● **Exercise description**
Search the material below for the word "this" and copy every line in which it occurs.

● **Records for the task**
** Begin **
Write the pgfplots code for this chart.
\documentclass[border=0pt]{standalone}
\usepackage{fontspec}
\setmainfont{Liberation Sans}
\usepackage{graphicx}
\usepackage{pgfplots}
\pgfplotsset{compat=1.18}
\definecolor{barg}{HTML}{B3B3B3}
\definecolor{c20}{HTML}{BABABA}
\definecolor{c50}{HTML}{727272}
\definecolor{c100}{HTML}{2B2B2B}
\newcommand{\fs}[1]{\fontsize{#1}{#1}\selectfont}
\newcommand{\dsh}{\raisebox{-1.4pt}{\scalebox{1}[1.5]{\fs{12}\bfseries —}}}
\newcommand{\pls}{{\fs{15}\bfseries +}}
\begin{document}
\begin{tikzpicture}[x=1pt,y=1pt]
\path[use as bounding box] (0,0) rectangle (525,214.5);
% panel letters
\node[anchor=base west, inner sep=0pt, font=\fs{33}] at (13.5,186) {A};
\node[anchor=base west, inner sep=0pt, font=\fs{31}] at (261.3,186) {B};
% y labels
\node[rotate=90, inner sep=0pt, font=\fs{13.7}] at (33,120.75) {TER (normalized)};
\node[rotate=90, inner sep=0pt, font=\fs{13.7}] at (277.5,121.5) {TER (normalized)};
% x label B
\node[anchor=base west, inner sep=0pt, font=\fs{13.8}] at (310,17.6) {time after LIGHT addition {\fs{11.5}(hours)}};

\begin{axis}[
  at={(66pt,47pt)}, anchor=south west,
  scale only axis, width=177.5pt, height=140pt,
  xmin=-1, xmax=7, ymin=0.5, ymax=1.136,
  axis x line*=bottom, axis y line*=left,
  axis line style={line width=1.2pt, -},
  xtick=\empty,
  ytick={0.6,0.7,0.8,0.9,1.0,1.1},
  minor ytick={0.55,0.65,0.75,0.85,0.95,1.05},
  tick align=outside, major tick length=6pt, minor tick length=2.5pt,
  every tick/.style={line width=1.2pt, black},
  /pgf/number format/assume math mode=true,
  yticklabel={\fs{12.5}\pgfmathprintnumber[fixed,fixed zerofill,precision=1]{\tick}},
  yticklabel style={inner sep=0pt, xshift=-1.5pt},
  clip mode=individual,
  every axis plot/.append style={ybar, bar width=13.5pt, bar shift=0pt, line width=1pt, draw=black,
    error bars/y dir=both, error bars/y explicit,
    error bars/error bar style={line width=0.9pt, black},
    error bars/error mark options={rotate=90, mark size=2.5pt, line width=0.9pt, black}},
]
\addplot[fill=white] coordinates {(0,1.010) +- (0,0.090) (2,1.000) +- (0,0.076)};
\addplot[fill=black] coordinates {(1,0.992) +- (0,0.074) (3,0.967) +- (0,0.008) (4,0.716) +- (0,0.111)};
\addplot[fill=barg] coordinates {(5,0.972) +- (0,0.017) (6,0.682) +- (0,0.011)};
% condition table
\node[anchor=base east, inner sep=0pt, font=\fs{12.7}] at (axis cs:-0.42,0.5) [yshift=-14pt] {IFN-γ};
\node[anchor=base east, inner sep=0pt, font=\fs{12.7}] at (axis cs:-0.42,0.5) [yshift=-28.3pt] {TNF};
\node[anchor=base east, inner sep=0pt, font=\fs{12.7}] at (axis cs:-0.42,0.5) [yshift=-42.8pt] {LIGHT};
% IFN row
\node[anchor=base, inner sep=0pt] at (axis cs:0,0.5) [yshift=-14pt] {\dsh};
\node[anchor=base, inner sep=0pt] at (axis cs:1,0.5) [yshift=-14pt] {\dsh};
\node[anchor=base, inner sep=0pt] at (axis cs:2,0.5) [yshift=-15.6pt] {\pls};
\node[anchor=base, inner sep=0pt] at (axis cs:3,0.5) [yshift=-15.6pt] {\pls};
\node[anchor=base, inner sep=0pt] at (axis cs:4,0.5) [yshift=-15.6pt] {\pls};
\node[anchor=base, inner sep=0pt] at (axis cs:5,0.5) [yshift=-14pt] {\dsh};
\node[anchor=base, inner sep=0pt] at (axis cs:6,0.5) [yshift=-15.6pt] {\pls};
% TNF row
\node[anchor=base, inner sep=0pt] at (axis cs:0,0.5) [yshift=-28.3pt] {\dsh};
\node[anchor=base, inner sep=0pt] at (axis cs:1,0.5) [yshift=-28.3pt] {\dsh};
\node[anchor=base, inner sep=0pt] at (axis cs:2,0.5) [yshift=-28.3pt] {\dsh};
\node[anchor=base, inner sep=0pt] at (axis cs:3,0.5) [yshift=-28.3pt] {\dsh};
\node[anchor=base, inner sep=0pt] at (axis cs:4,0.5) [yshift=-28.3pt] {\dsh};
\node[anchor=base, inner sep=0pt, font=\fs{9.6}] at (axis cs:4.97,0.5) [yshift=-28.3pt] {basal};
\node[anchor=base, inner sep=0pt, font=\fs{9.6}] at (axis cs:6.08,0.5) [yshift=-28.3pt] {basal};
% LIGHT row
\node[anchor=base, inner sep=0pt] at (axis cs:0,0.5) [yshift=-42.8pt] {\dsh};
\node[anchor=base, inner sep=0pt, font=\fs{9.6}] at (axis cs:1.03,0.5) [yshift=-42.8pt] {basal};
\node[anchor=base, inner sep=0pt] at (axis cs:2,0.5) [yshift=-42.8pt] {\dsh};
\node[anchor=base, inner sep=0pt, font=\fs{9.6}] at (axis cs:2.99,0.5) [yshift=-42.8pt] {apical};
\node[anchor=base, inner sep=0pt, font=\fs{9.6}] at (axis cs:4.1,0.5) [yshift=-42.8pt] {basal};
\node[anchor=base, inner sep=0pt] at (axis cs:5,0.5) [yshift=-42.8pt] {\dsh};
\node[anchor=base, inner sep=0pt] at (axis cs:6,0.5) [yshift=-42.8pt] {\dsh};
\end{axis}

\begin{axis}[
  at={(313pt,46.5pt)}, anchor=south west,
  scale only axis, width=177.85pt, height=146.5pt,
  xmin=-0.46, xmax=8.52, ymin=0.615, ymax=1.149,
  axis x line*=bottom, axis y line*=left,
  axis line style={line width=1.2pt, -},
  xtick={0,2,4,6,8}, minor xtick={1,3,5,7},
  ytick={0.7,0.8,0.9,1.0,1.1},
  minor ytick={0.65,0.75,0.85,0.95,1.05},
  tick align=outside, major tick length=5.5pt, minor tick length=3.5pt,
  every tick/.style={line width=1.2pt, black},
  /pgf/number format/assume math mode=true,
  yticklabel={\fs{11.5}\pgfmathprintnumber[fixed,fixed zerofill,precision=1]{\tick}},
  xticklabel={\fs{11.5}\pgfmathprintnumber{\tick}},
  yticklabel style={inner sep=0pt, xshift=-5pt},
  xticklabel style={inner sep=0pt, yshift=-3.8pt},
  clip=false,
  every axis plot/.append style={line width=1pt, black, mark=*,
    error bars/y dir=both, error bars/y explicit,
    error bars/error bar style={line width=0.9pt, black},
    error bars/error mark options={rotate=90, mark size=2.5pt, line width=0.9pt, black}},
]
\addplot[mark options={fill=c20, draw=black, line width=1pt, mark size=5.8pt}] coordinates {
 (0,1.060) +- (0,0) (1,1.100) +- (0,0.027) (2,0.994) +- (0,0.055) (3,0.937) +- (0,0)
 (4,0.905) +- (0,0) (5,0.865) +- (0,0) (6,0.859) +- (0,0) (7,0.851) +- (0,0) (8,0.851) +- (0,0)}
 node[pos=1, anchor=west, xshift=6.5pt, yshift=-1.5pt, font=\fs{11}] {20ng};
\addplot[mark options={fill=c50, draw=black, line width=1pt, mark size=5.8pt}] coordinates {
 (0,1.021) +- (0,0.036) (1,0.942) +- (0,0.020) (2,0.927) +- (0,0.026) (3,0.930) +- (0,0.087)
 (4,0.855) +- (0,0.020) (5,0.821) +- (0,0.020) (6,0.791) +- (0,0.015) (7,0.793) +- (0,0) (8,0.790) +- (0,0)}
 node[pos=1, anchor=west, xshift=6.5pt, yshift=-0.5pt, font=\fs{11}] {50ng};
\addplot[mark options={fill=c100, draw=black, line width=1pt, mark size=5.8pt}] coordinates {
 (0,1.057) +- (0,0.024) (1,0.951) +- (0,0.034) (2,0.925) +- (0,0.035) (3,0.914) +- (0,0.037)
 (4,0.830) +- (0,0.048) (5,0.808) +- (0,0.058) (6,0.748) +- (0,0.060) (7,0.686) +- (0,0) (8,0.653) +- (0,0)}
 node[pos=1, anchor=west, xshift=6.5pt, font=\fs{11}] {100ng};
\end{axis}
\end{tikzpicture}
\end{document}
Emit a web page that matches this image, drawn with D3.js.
** End **
● **Exercise answer**
Write the pgfplots code for this chart.
Emit a web page that matches this image, drawn with D3.js.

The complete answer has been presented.